This British gothic mystery pleasantly evokes the run of woman-in-peril-in-an-old-house psycho-thrillers with twist-ridden plots that Hammer Films put out in the 1960s alongside their classic monster movies (Paranoiac, Nightmare, Fanatic). Like those films, this has a contemporary setting but takes place in a decaying corner of England where modern mores have never been accepted and conveniences like telephone reception are unknown. Amy Manson, who has done significant television work (Desperate Romantics, Being Human), takes full advantage of a juicy lead role as a tough ingenue surrounded by scheming, probably malicious family members and hangers-on, undergoing various abuses and perils as she tries to solve a knot of mysteries.
In the opening sequence, free-spirited January Dunfield (Manson) is thrown off a bike driven at speed by her boyfriend Callum (Simon Quartermain) in South America and takes a severe blow to the head. Suffering from total amnesia, January is forced to return to the isolated house – at once imposing and dilapidated – where she grew up, and is taken in by her timid and nervous mother Marilyn (Eileen Nicholas) and remote, domineering father Albert (James Cosmo). Also on hand are artistically-inclined shut-in sister Kathrine (Nora-Jane Noone) and arrogant, lecherous brother Laurence (James Lance). Opinions differ as to whether Laurence is a working veterinarian or merely pretending in order to have access to tranquiliser darts. The family blame Callum for January’s state of mind, but when he disappears she doesn’t believe their story that he left … and she starts to wonder if she is even who they say she is, and what exactly it was that prompted her to run off and have nothing to do with them in the first place. Though she is encouraged to recover from her physical injuries and walk again, she finds herself confined to the decaying estate – which has only a single, cowed butler (Craig Conway) to tend it – and the welcoming relatives mostly start to turn on her, each with their own sinister, unpleasant agenda.

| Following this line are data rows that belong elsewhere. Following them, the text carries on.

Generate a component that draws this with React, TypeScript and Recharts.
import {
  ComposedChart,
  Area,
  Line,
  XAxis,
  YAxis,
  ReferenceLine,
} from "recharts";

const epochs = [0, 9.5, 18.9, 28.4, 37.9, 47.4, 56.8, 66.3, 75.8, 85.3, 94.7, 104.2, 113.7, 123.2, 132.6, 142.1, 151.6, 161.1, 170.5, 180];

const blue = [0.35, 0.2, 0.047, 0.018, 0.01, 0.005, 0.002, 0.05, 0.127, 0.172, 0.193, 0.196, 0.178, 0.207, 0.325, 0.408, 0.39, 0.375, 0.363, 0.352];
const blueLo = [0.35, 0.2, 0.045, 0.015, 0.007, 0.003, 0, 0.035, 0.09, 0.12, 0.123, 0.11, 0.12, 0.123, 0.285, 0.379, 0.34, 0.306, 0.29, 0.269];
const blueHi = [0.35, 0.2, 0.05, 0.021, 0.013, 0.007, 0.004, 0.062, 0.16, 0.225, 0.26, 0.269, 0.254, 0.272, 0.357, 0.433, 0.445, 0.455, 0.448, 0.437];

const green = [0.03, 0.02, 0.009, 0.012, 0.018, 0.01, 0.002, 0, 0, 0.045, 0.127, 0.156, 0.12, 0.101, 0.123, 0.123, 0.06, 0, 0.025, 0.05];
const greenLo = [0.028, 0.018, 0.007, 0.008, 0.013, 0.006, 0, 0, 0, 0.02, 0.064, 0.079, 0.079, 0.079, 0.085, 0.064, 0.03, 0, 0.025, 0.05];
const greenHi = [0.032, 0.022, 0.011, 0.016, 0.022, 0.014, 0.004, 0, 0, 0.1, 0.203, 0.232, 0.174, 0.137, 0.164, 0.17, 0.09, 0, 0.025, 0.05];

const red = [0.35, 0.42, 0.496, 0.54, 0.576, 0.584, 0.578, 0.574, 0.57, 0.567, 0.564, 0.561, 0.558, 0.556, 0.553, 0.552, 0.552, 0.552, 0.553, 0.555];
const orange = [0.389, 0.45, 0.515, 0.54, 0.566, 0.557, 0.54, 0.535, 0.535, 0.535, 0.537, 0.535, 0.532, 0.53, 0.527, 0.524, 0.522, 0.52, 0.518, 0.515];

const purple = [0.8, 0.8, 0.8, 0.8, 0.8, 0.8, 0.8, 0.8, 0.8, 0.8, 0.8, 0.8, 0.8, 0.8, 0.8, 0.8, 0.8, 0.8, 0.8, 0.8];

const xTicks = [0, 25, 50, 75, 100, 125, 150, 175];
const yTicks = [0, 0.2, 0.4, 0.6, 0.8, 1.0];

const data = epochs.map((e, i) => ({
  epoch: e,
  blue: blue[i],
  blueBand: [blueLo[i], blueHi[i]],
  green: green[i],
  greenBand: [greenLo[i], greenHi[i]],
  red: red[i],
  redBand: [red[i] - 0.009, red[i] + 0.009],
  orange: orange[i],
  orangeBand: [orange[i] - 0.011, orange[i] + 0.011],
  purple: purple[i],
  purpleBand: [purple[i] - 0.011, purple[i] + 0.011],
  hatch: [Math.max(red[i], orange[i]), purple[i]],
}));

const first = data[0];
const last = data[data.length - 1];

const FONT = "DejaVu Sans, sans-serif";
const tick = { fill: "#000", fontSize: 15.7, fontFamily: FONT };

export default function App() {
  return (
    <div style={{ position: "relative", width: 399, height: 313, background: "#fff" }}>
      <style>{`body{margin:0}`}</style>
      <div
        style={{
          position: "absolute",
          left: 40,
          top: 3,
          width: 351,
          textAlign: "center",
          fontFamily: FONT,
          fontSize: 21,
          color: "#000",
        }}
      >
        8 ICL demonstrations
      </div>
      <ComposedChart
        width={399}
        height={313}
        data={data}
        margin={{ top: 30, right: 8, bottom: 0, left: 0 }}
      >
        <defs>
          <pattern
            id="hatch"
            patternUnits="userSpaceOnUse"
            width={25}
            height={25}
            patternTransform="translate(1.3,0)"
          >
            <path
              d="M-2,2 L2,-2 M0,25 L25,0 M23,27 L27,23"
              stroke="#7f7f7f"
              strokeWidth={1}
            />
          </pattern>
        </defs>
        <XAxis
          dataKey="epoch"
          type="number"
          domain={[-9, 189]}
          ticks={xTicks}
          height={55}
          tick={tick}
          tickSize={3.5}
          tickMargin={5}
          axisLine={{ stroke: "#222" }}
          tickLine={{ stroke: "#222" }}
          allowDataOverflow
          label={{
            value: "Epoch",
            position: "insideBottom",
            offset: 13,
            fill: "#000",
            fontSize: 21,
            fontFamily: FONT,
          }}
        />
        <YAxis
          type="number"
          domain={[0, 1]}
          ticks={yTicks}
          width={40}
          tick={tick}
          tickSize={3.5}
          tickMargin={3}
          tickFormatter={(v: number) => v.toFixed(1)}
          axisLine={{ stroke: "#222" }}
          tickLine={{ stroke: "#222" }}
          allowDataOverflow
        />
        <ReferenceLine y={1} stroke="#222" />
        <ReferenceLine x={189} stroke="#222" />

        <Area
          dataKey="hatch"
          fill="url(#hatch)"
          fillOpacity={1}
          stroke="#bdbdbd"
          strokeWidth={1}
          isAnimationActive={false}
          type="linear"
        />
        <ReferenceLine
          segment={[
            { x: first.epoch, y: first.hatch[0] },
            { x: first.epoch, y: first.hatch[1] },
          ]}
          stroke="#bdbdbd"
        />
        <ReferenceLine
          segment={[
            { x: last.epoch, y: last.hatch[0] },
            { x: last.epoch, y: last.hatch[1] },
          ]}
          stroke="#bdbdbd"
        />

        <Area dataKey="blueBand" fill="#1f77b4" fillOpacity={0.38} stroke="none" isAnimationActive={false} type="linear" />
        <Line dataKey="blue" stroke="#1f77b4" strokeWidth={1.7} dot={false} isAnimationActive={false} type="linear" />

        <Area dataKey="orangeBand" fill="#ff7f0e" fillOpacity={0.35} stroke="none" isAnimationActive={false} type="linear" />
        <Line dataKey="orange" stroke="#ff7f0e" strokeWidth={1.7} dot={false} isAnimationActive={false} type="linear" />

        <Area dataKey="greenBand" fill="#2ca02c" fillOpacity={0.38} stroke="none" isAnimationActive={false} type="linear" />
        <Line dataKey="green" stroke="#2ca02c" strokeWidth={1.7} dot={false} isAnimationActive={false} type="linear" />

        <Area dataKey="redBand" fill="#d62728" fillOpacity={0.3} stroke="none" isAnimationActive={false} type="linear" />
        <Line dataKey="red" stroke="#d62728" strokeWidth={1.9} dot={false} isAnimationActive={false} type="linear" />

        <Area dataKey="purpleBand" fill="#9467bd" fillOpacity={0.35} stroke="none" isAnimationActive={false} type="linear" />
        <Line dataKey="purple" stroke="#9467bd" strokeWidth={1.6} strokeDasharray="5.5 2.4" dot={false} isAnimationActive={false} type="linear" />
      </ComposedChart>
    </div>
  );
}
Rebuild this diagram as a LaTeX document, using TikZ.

Quite harrowing in the later stages – especially when Albert changes tack with his prisoner and takes extreme measures – this builds atmosphere and tension slowly. Details of the art direction – like the piles of chopped logs everywhere – and performance hint at the fraying edges of the world of privilege the overgrown estate and old dark house represent. Director Adam Levins and writers William Borthwick (who also produced) and Simon Fantauzzo don’t give everything away at once, and hold back on some of the horrors to keep the heroine in the dark as long as possible. Cinematographer Gary Shaw (Moon, Ill Manors) gives it all an ominous, yet intriguing look.
The temptation in high melodrama is to overact, but Levins keeps his excellent cast on a tight rein – in a role where most actors would chew scenery, Cosmo plays soft and intense and is all the more terrifying for it, while Nicholas lends a note of tragic sympathy and Noone and Lance strike comedy notes without being any the less menacing (‘since you don’t feel we’re related,’ Laurence addresses the amnesiac January, ‘how about a blow job?’). Manson, familiar from UK TV genre stuff (Being Human, Torchwood, Atlantis, Outcasts), holds the attention in a leading lady showcase.